How is this less redundancy than manifolded doubles? All I can come up with is the tank neck oring, which doesn't seem like a common failure point. Am I wrong, or is there something else I didn't consider.

Burst Disc.

Again, not common but it can happen. (especially if you wack it on the ceiling)
 
I'm afraid I still don't understand. Don't H-valves allow you use two regulators that can be shut down independently, either of which can access the entire air supply? Isn't that the same as what an isolation manifold gives you?
They do. But an isolation manifold is better yet. Two tanks are more redundant than one tank.

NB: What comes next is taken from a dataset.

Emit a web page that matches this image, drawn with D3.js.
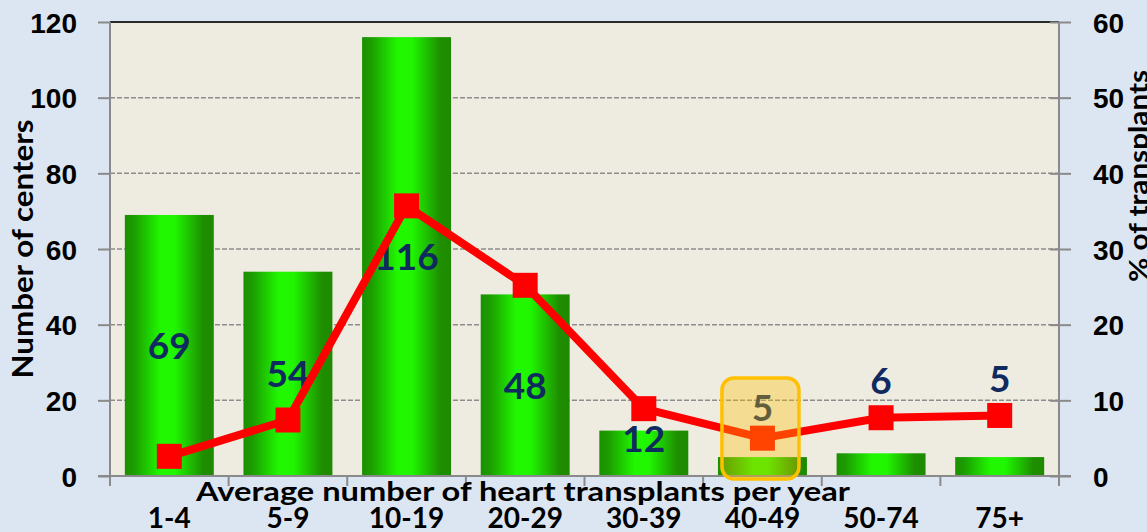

I have evolved now to diving to single tanks when I enter an overhead environment.
 
I'm afraid I still don't understand. Don't H-valves allow you use two regulators that can be shut down independently, either of which can access the entire air supply? Isn't that the same as what an isolation manifold gives you?
They do. But an isolation manifold is better yet. Two tanks are more redundant than one tank.

I have evolved now to diving two single tanks when I enter an overhead environment.
 
The added redundancy is basically that there are two tanks for supply. Should a burst disk fail or oring at the valve into the tank, there would still be another tank in double's format.

I'm convinced that completely independant doubles are probably the best way to go. It negates the use of at least 4 orings necessary by installing an isolator. I gotta switch to sidemount.
 
What happens when that Cavern becomes a cave though, because of a silt out, or a storm above etc?

I hope they had a great instructor that taught them how to deal with a bad situation and they have the wherewithall to actually make it through it. Sadly, most people teach agency minimums. Scary huh? Pass the qualifications and you get a card.
 
These are the people who have no business being in a cavern. There are too many variables and things that can go wrong to be in there without the training and proper equipment and proper mindset.

Well, if they had a good instructor, then they've gotten proper training. If they follow that training then they have the proper equipment. In the event of an emergency, hopefully they have the mindset that will save them.

Quite honestly, no one knows how they will react in a real emergency until they've been in one. Hopefully, when an emergency arises your mind will flash back to that training and get you out alive.
 
Almost.

There is still a tank neck o ring, and there is still a burst disk (which can rotate if the ceiling is struck just right, true story), as well as the barrel o-rings that the H adapter uses. Valve knobs can also be broken off while dislodging a reg at the same time. Rare, but possible.

I doubt you could rotate a burst disk with a ceiling under pressure. Ask the guy I shot a burst disk at when I tried to "rotate" the burst disk out of tank with a wrench that still had air in the tank. I thought to myself seconds before I did something really really stupid. Man this think is friggin tight in here. I gotta get a bigger ratchet. Never occured to me that I forgot to drain the tank.

But, one could burst, one could shear off.
 
The added redundancy is basically that there are two tanks for supply. Should a burst disk fail or oring at the valve into the tank, there would still be another tank in double's format.

I'm convinced that completely independant doubles are probably the best way to go. It negates the use of at least 4 orings necessary by installing an isolator. I gotta switch to sidemount.

Except for the part that if you really lose a tank, half of your gas is gone right when your heart rate is going to be at its highest. Plus, you're back to the same old "which reg do I donate" thing.